The little radio had tuned the AXE/whip combination to a very usable SWR (Standing Wave Ratio, a measure of the match of the radio to the antenna with 1:1 being perfect) of 1.2 or 1.3. It was putting out about four watts of power. In only a couple of minutes I started taking calls.

I worked several stations before no more callers appeared, so I changed to 10.111MHz on the 30m band and started calling, again letting the radio work while I respotted myself. I worked more stations.

I then rinsed and repeated the process at 14.059MHz on the 20m band. I finally called QRT (I am done and off the frequency) a few minutes before 0000Z (when the day changes), closed out my log, and put away the radio. I made 19 contacts in about 45 minutes — not a bad day.

I have a few notes from the outing.

  • I still have a bit of trouble with the paddles. They are small and need a bit more adjustment after my initial setup.
  • The AXE works perfectly with the KH1 and its whip antenna. The 40m and 30m bands are quite usable with the AXE screwed to the antenna port and the long counterpoise (33ft).
  • The Elecraft reflector correspondent who told me that the AXE would not work that way did not know what he was talking about. That is what I thought when I read his response and now I have proved it (again).
  • There is a bit of art to manual logging and managing this radio.

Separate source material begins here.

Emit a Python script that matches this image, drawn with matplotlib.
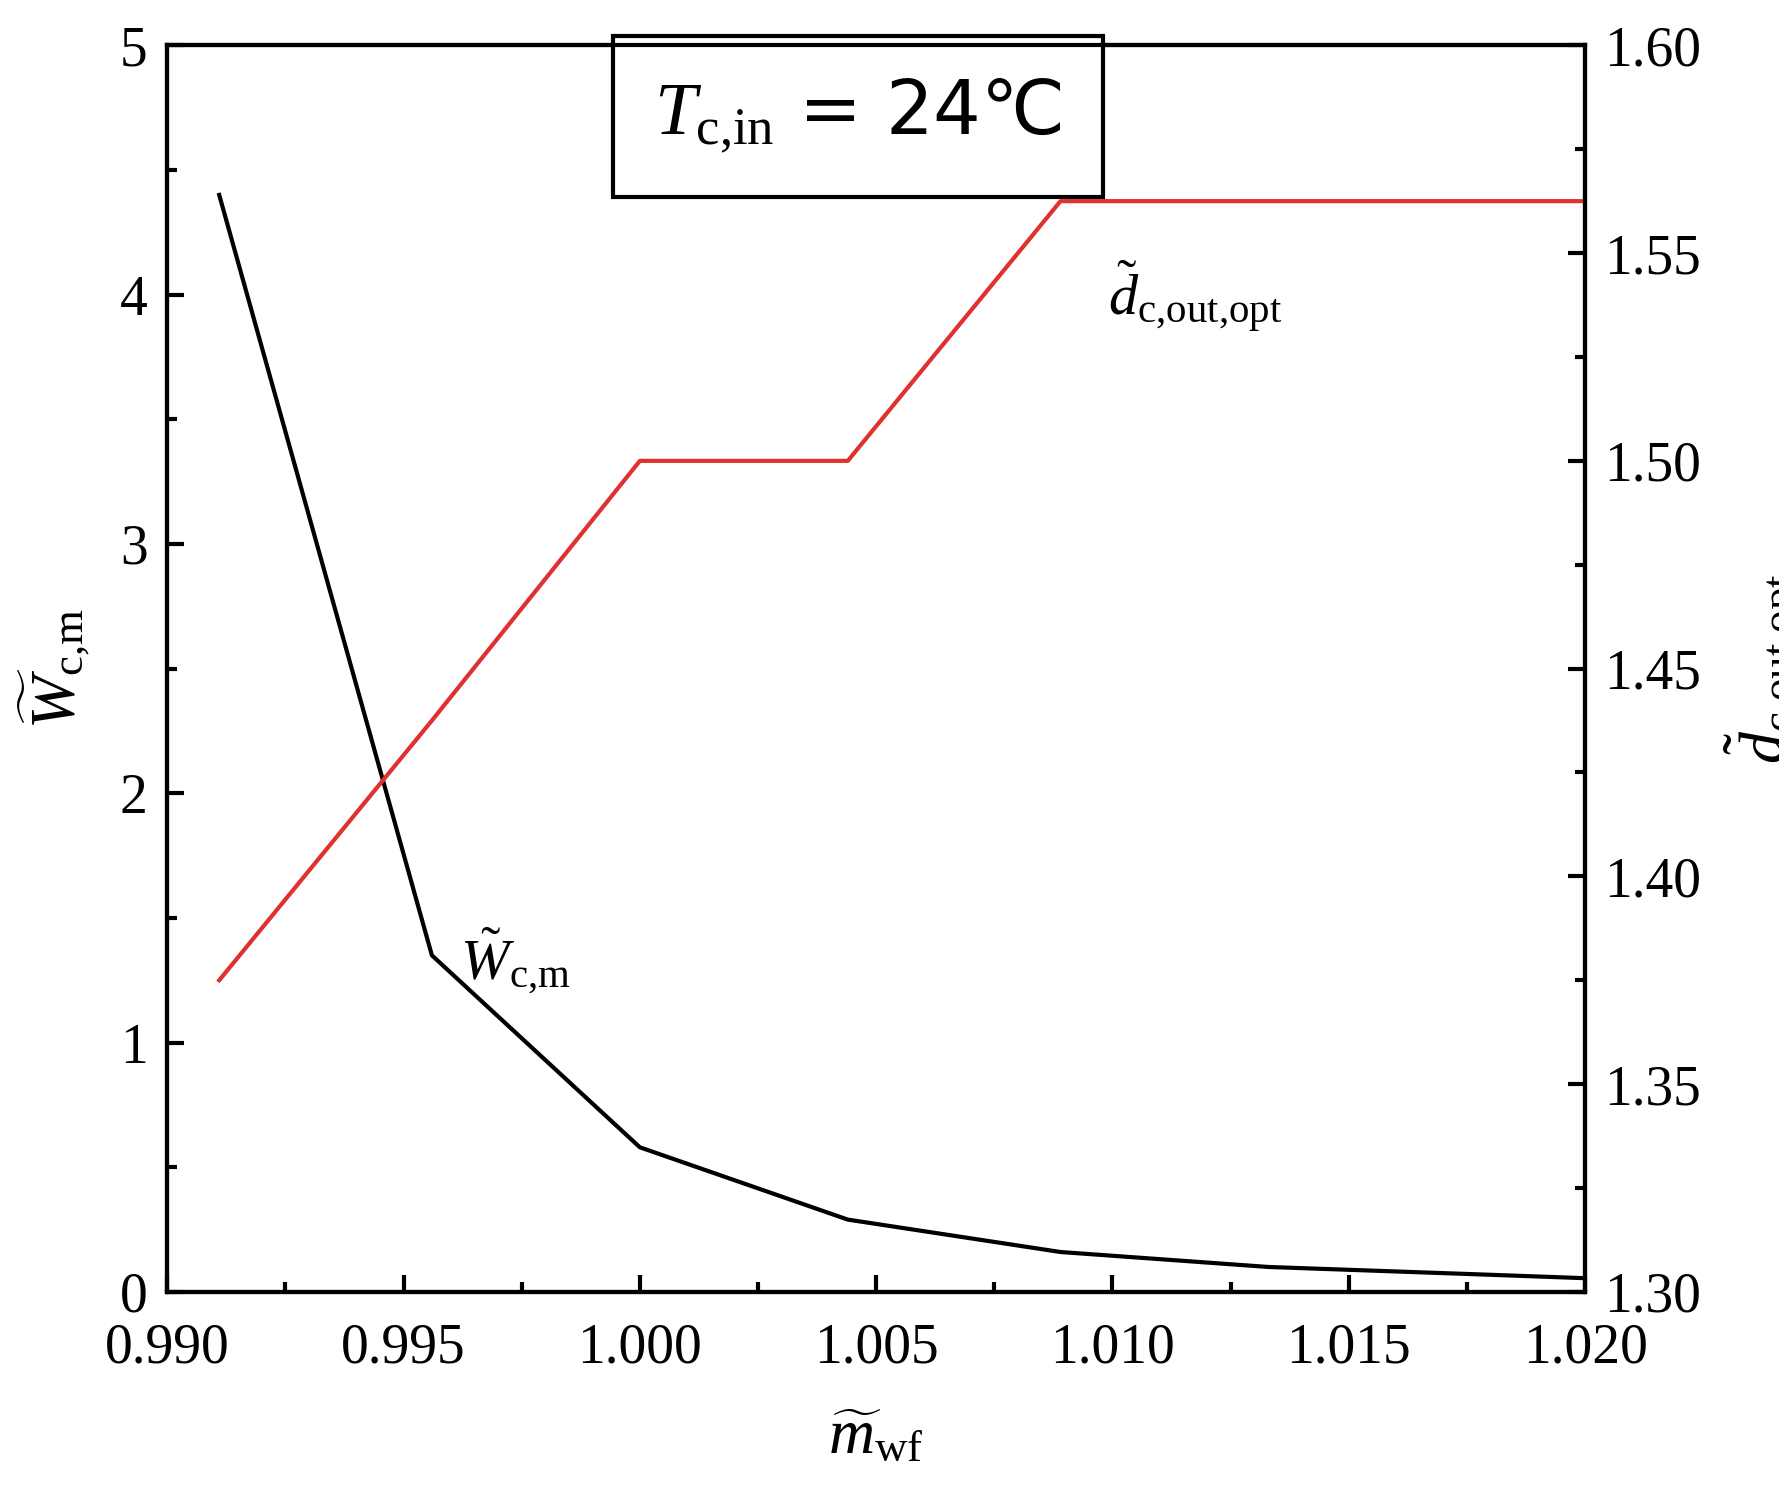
import matplotlib
matplotlib.use("Agg")
import matplotlib.pyplot as plt
from matplotlib.ticker import MultipleLocator, FormatStrFormatter

plt.rcParams['font.family'] = ['Liberation Serif', 'DejaVu Serif']
plt.rcParams['mathtext.fontset'] = 'custom'
plt.rcParams['mathtext.rm'] = 'Liberation Serif'
plt.rcParams['mathtext.it'] = 'Liberation Serif:italic'

m_wf = [0.9911, 0.9956, 1.0000, 1.0044, 1.0089, 1.0133, 1.0178, 1.0222]
W_cm = [4.40, 1.35, 0.58, 0.29, 0.16, 0.10, 0.07, 0.04]
d_opt = [1.375, 1.4375, 1.5, 1.5, 1.5625, 1.5625, 1.5625, 1.5625]

fig = plt.figure(figsize=(17.79, 15.11), dpi=100)
ax = fig.add_axes([0.094, 0.145, 0.797, 0.825])
ax.plot(m_wf, W_cm, color='black', lw=3)
ax.set_xlim(0.990, 1.020)
ax.set_ylim(0, 5)
ax.xaxis.set_major_locator(MultipleLocator(0.005))
ax.xaxis.set_minor_locator(MultipleLocator(0.0025))
ax.xaxis.set_major_formatter(FormatStrFormatter('%.3f'))
ax.yaxis.set_major_locator(MultipleLocator(1))
ax.yaxis.set_minor_locator(MultipleLocator(0.5))

ax2 = ax.twinx()
ax2.plot(m_wf, d_opt, color='#e03030', lw=3)
ax2.set_ylim(1.30, 1.60)
ax2.yaxis.set_major_locator(MultipleLocator(0.05))
ax2.yaxis.set_minor_locator(MultipleLocator(0.025))
ax2.yaxis.set_major_formatter(FormatStrFormatter('%.2f'))
ax.set_xlim(0.990, 1.020)

for a in (ax, ax2):
    for s in a.spines.values():
        s.set_linewidth(3)
    a.tick_params(which='major', direction='in', length=12, width=3, labelsize=40, pad=14)
    a.tick_params(which='minor', direction='in', length=7, width=3)
ax.tick_params(axis='x', pad=22)

ax.set_xlabel(r'$\widetilde{m}_{\mathrm{wf}}$', fontsize=46, labelpad=25)
ax.set_ylabel(r'$\widetilde{W}_{\mathrm{c{,}m}}$', fontsize=46, labelpad=20)
ax2.set_ylabel(r'$\tilde{d}_{\mathrm{c{,}out{,}opt}}$', fontsize=46, labelpad=15)

ax.text(0.9962, 1.25, r'$\tilde{W}_{\mathrm{c{,}m}}$', fontsize=42)
ax2.text(1.0099, 1.535, r'$\tilde{d}_{\mathrm{c{,}out{,}opt}}$', fontsize=42)

ax.text(0.487, 0.943, r'$T_{\mathrm{c{,}in}}$ = 24℃', transform=ax.transAxes, fontsize=54,
        va='center', ha='center', family=['DejaVu Sans'],
        bbox=dict(boxstyle='square,pad=0.55', fc='white', ec='black', lw=3))

fig.savefig('out.png', dpi=100)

I will need a few more repetitions, I think.
  • I am thinking that I really like this little radio. It is very handy, quick to deploy and recover, light in a pocket or pack, and has a very good receiver and very good audio (with headphones or earbuds). It is very easy to get it out and have a little radio fun without a big ordeal.
  • Wayne Burdick and Elecraft have once again outdone themselves with this little rig. It is a field operators friend and will be a lot of fun for POTA, SOTA, or quick operations.
  • I have activated a couple of parks by sticking the radiator out the window of my 4Runner with the counterpoise thrown on the ground/pavement.
  • A better application is to use Pro Audio Engineering’s (Howie Hoyt’s) bracket clamp to affix the AX1/AXE to something outside and run a short length of coaxial cable through the vehicle’s door seal if the weather is bad. That keeps rain out of the rig.

I had a good day and a fun, short POTA activation to boot. It was a good day. Life is good. I am grateful.